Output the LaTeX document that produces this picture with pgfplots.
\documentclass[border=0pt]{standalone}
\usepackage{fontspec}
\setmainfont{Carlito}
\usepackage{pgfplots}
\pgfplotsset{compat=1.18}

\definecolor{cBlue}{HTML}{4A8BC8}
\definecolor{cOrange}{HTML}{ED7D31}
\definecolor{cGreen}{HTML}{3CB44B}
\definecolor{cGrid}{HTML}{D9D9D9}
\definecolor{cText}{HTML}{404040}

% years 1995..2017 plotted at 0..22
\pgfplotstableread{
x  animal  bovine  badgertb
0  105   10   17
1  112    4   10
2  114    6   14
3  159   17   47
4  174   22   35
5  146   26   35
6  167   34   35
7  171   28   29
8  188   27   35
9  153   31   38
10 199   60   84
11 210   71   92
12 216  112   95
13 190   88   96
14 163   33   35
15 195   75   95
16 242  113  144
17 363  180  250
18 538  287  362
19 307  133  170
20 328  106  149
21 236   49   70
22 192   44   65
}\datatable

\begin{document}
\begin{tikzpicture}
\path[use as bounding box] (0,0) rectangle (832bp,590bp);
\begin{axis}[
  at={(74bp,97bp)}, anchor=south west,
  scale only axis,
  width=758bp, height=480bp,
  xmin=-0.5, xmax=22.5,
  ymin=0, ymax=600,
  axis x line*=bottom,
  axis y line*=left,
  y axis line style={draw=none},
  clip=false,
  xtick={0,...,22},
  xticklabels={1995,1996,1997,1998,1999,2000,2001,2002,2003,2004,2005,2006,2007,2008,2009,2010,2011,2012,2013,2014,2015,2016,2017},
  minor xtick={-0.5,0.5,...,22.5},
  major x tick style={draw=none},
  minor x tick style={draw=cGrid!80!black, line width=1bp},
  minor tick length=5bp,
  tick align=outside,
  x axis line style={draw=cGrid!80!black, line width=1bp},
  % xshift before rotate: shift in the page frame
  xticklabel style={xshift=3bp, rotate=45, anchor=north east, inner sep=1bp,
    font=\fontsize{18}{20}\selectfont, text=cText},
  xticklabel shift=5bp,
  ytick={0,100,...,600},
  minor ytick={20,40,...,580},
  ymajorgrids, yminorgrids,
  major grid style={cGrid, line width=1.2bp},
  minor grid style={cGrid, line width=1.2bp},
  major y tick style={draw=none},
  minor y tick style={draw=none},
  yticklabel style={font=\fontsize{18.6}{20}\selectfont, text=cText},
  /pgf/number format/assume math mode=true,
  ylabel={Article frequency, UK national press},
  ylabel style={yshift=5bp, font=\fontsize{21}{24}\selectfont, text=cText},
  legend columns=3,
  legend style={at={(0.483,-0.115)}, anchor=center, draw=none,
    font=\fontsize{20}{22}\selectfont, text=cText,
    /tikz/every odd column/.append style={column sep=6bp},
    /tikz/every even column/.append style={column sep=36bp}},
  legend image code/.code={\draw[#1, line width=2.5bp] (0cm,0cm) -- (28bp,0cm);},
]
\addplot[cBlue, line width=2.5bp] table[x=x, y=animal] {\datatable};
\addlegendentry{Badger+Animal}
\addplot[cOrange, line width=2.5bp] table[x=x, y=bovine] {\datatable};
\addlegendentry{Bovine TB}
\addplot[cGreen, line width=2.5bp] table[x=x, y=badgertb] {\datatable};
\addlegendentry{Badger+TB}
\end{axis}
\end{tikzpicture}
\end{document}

+++++

Give the data again, exactly as it stands.

Output the LaTeX document that produces this picture with pgfplots.
\documentclass[border=0pt]{standalone}
\usepackage{fontspec}
\setmainfont{Carlito}
\usepackage{pgfplots}
\pgfplotsset{compat=1.18}

\definecolor{cBlue}{HTML}{4A8BC8}
\definecolor{cOrange}{HTML}{ED7D31}
\definecolor{cGreen}{HTML}{3CB44B}
\definecolor{cGrid}{HTML}{D9D9D9}
\definecolor{cText}{HTML}{404040}

% years 1995..2017 plotted at 0..22
\pgfplotstableread{
x  animal  bovine  badgertb
0  105   10   17
1  112    4   10
2  114    6   14
3  159   17   47
4  174   22   35
5  146   26   35
6  167   34   35
7  171   28   29
8  188   27   35
9  153   31   38
10 199   60   84
11 210   71   92
12 216  112   95
13 190   88   96
14 163   33   35
15 195   75   95
16 242  113  144
17 363  180  250
18 538  287  362
19 307  133  170
20 328  106  149
21 236   49   70
22 192   44   65
}\datatable

\begin{document}
\begin{tikzpicture}
\path[use as bounding box] (0,0) rectangle (832bp,590bp);
\begin{axis}[
  at={(74bp,97bp)}, anchor=south west,
  scale only axis,
  width=758bp, height=480bp,
  xmin=-0.5, xmax=22.5,
  ymin=0, ymax=600,
  axis x line*=bottom,
  axis y line*=left,
  y axis line style={draw=none},
  clip=false,
  xtick={0,...,22},
  xticklabels={1995,1996,1997,1998,1999,2000,2001,2002,2003,2004,2005,2006,2007,2008,2009,2010,2011,2012,2013,2014,2015,2016,2017},
  minor xtick={-0.5,0.5,...,22.5},
  major x tick style={draw=none},
  minor x tick style={draw=cGrid!80!black, line width=1bp},
  minor tick length=5bp,
  tick align=outside,
  x axis line style={draw=cGrid!80!black, line width=1bp},
  % xshift before rotate: shift in the page frame
  xticklabel style={xshift=3bp, rotate=45, anchor=north east, inner sep=1bp,
    font=\fontsize{18}{20}\selectfont, text=cText},
  xticklabel shift=5bp,
  ytick={0,100,...,600},
  minor ytick={20,40,...,580},
  ymajorgrids, yminorgrids,
  major grid style={cGrid, line width=1.2bp},
  minor grid style={cGrid, line width=1.2bp},
  major y tick style={draw=none},
  minor y tick style={draw=none},
  yticklabel style={font=\fontsize{18.6}{20}\selectfont, text=cText},
  /pgf/number format/assume math mode=true,
  ylabel={Article frequency, UK national press},
  ylabel style={yshift=5bp, font=\fontsize{21}{24}\selectfont, text=cText},
  legend columns=3,
  legend style={at={(0.483,-0.115)}, anchor=center, draw=none,
    font=\fontsize{20}{22}\selectfont, text=cText,
    /tikz/every odd column/.append style={column sep=6bp},
    /tikz/every even column/.append style={column sep=36bp}},
  legend image code/.code={\draw[#1, line width=2.5bp] (0cm,0cm) -- (28bp,0cm);},
]
\addplot[cBlue, line width=2.5bp] table[x=x, y=animal] {\datatable};
\addlegendentry{Badger+Animal}
\addplot[cOrange, line width=2.5bp] table[x=x, y=bovine] {\datatable};
\addlegendentry{Bovine TB}
\addplot[cGreen, line width=2.5bp] table[x=x, y=badgertb] {\datatable};
\addlegendentry{Badger+TB}
\end{axis}
\end{tikzpicture}
\end{document}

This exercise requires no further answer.